***** DATA FOR THE TASK
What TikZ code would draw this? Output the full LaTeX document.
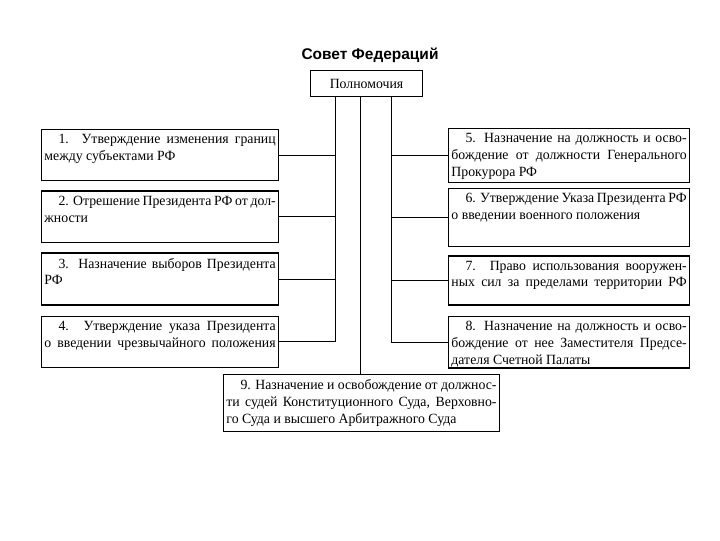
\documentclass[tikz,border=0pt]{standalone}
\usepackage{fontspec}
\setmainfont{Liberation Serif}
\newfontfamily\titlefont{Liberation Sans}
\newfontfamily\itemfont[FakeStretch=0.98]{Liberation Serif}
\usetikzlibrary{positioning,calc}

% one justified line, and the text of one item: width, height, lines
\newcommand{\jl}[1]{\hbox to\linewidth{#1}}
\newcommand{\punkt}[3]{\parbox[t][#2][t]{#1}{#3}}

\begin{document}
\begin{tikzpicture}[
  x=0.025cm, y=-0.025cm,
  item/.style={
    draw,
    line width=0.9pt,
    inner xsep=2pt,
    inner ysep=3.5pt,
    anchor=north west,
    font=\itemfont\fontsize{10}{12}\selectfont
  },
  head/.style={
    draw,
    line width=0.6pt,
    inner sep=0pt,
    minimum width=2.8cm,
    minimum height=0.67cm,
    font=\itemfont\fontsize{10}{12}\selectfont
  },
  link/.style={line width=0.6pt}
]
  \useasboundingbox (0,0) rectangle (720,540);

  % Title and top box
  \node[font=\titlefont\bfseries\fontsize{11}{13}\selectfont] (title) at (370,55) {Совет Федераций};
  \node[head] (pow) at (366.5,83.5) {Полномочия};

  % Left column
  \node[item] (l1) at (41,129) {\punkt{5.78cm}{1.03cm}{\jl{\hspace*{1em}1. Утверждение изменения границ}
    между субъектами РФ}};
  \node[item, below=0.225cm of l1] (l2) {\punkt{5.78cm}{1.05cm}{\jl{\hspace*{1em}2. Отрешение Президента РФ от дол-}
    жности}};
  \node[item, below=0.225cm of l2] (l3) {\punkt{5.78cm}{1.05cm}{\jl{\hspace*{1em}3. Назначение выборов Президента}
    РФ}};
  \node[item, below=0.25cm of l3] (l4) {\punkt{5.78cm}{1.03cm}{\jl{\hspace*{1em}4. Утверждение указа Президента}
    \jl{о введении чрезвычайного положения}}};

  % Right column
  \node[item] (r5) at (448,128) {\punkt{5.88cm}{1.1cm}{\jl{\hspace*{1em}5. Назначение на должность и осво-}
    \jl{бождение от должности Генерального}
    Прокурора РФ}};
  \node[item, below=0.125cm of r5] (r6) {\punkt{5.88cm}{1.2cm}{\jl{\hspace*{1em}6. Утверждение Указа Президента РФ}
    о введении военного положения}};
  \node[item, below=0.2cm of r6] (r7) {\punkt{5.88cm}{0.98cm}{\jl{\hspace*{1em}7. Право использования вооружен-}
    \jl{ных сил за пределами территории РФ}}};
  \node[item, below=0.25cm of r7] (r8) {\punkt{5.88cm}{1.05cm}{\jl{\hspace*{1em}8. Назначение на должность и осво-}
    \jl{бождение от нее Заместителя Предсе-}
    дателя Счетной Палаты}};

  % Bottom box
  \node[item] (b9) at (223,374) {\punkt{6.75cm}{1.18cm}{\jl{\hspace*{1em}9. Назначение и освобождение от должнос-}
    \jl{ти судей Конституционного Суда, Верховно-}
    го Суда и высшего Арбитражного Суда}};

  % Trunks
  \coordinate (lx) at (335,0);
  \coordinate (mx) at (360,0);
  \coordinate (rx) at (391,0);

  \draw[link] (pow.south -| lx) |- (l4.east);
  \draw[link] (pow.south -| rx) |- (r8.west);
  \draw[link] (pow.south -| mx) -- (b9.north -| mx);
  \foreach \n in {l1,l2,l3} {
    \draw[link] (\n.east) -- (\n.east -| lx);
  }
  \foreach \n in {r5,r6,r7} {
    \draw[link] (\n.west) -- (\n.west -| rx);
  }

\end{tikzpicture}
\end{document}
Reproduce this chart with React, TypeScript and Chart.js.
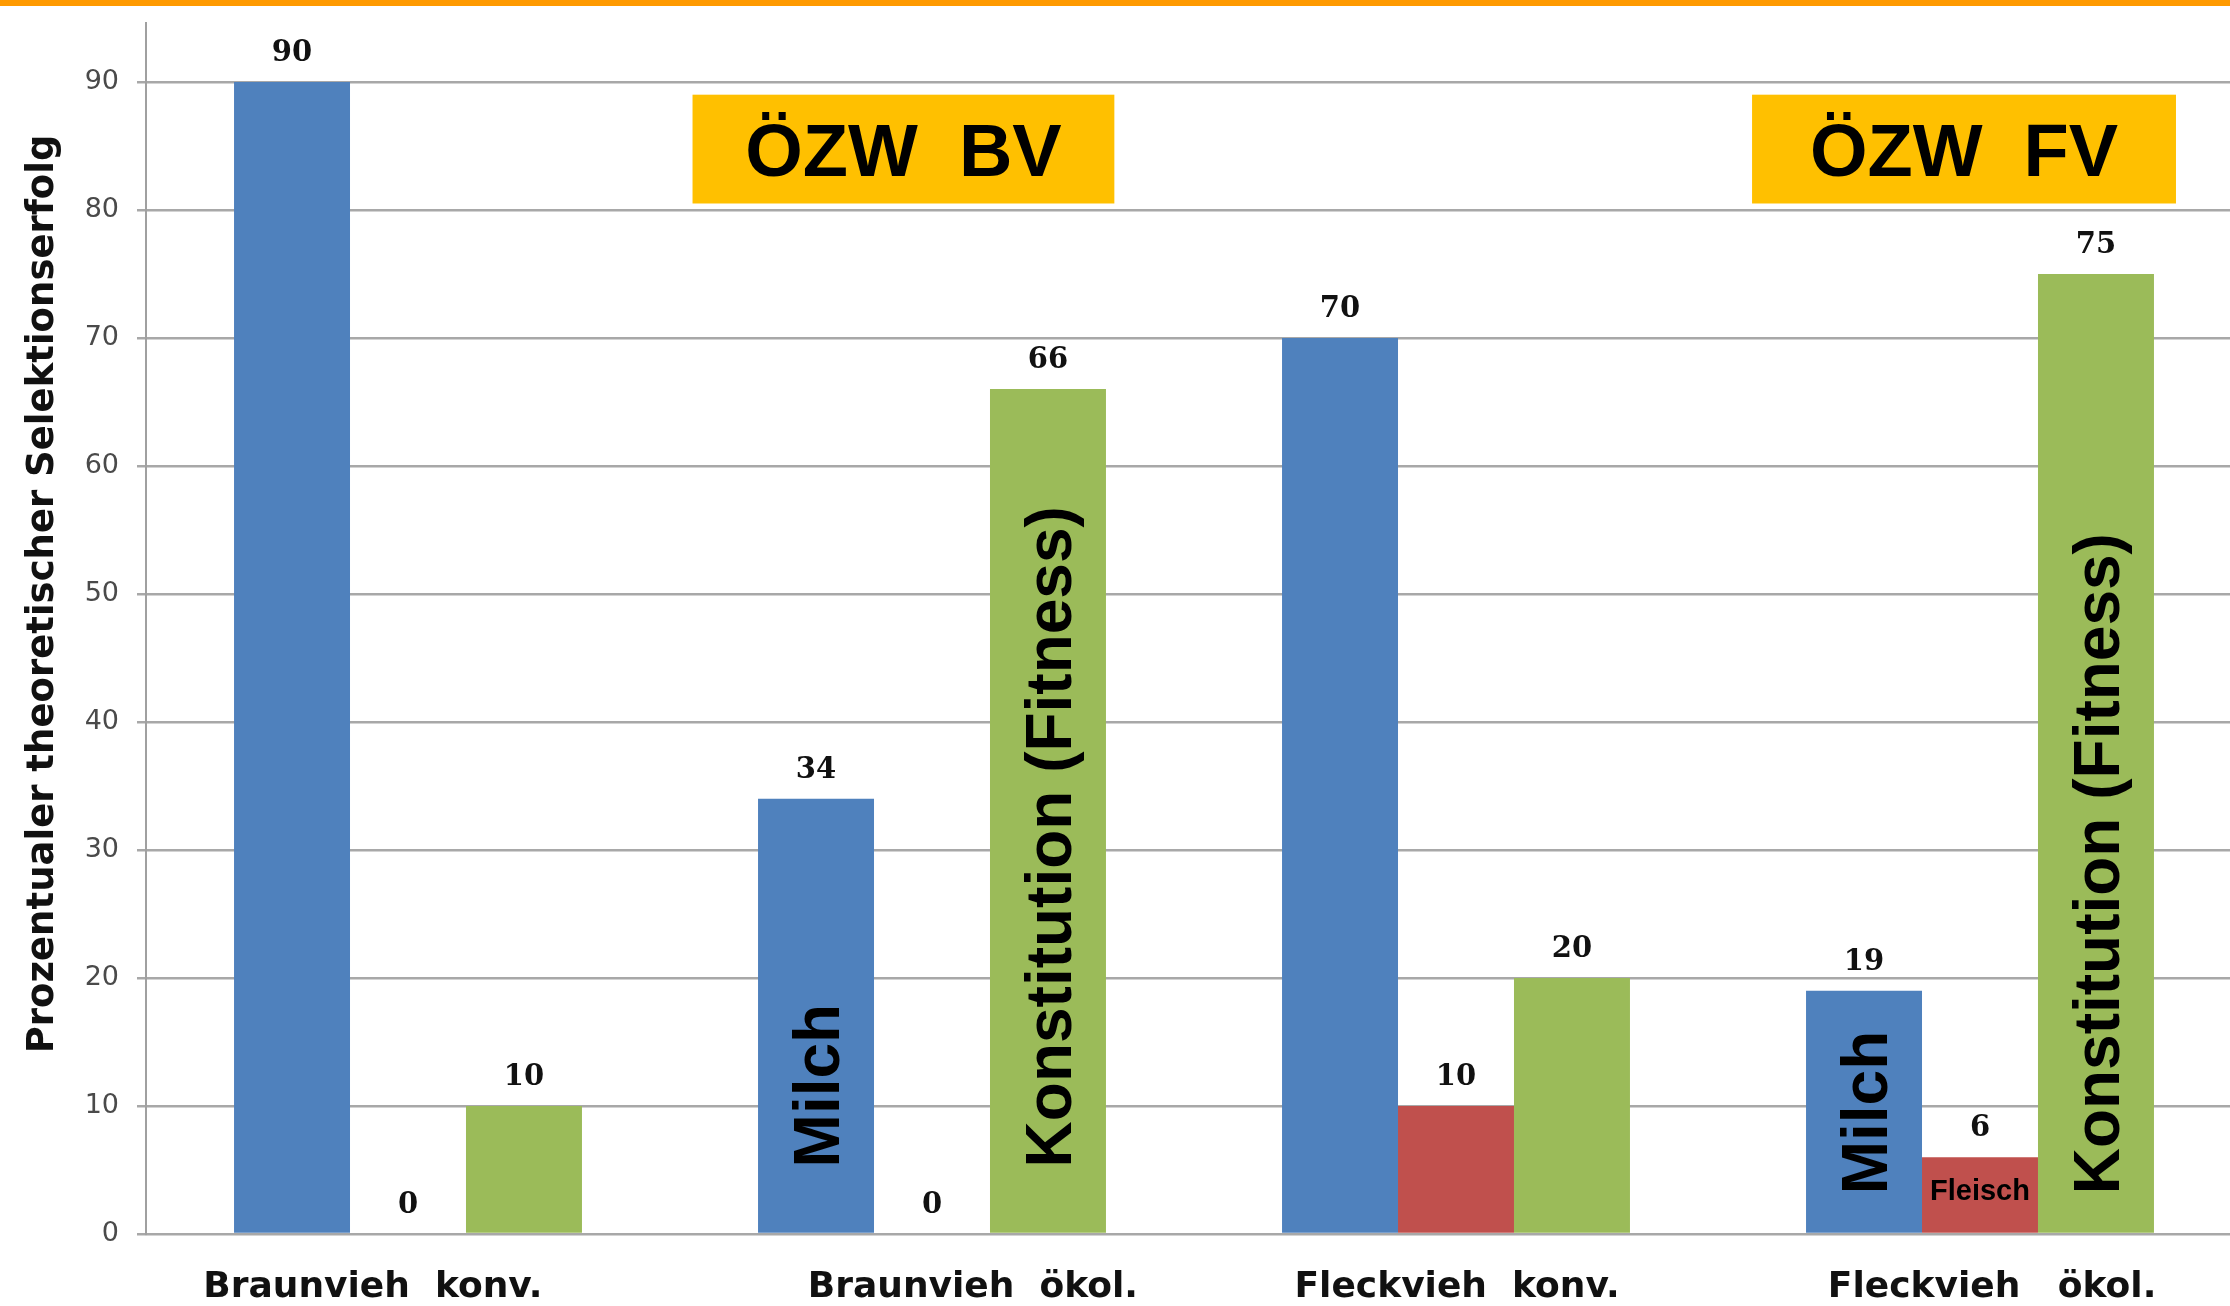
**********
Without the pictures, extract every entry verbatim.

ANSWER TO THIS TASK.
What TikZ code would draw this? Output the full LaTeX document.
\documentclass[tikz,border=0pt]{standalone}
\usepackage{fontspec}
\setmainfont{Liberation Serif}
\newfontfamily\titlefont{Liberation Sans}
\newfontfamily\itemfont[FakeStretch=0.98]{Liberation Serif}
\usetikzlibrary{positioning,calc}

% one justified line, and the text of one item: width, height, lines
\newcommand{\jl}[1]{\hbox to\linewidth{#1}}
\newcommand{\punkt}[3]{\parbox[t][#2][t]{#1}{#3}}

\begin{document}
\begin{tikzpicture}[
  x=0.025cm, y=-0.025cm,
  item/.style={
    draw,
    line width=0.9pt,
    inner xsep=2pt,
    inner ysep=3.5pt,
    anchor=north west,
    font=\itemfont\fontsize{10}{12}\selectfont
  },
  head/.style={
    draw,
    line width=0.6pt,
    inner sep=0pt,
    minimum width=2.8cm,
    minimum height=0.67cm,
    font=\itemfont\fontsize{10}{12}\selectfont
  },
  link/.style={line width=0.6pt}
]
  \useasboundingbox (0,0) rectangle (720,540);

  % Title and top box
  \node[font=\titlefont\bfseries\fontsize{11}{13}\selectfont] (title) at (370,55) {Совет Федераций};
  \node[head] (pow) at (366.5,83.5) {Полномочия};

  % Left column
  \node[item] (l1) at (41,129) {\punkt{5.78cm}{1.03cm}{\jl{\hspace*{1em}1. Утверждение изменения границ}
    между субъектами РФ}};
  \node[item, below=0.225cm of l1] (l2) {\punkt{5.78cm}{1.05cm}{\jl{\hspace*{1em}2. Отрешение Президента РФ от дол-}
    жности}};
  \node[item, below=0.225cm of l2] (l3) {\punkt{5.78cm}{1.05cm}{\jl{\hspace*{1em}3. Назначение выборов Президента}
    РФ}};
  \node[item, below=0.25cm of l3] (l4) {\punkt{5.78cm}{1.03cm}{\jl{\hspace*{1em}4. Утверждение указа Президента}
    \jl{о введении чрезвычайного положения}}};

  % Right column
  \node[item] (r5) at (448,128) {\punkt{5.88cm}{1.1cm}{\jl{\hspace*{1em}5. Назначение на должность и осво-}
    \jl{бождение от должности Генерального}
    Прокурора РФ}};
  \node[item, below=0.125cm of r5] (r6) {\punkt{5.88cm}{1.2cm}{\jl{\hspace*{1em}6. Утверждение Указа Президента РФ}
    о введении военного положения}};
  \node[item, below=0.2cm of r6] (r7) {\punkt{5.88cm}{0.98cm}{\jl{\hspace*{1em}7. Право использования вооружен-}
    \jl{ных сил за пределами территории РФ}}};
  \node[item, below=0.25cm of r7] (r8) {\punkt{5.88cm}{1.05cm}{\jl{\hspace*{1em}8. Назначение на должность и осво-}
    \jl{бождение от нее Заместителя Предсе-}
    дателя Счетной Палаты}};

  % Bottom box
  \node[item] (b9) at (223,374) {\punkt{6.75cm}{1.18cm}{\jl{\hspace*{1em}9. Назначение и освобождение от должнос-}
    \jl{ти судей Конституционного Суда, Верховно-}
    го Суда и высшего Арбитражного Суда}};

  % Trunks
  \coordinate (lx) at (335,0);
  \coordinate (mx) at (360,0);
  \coordinate (rx) at (391,0);

  \draw[link] (pow.south -| lx) |- (l4.east);
  \draw[link] (pow.south -| rx) |- (r8.west);
  \draw[link] (pow.south -| mx) -- (b9.north -| mx);
  \foreach \n in {l1,l2,l3} {
    \draw[link] (\n.east) -- (\n.east -| lx);
  }
  \foreach \n in {r5,r6,r7} {
    \draw[link] (\n.west) -- (\n.west -| rx);
  }

\end{tikzpicture}
\end{document}
Reproduce this chart with React, TypeScript and Chart.js.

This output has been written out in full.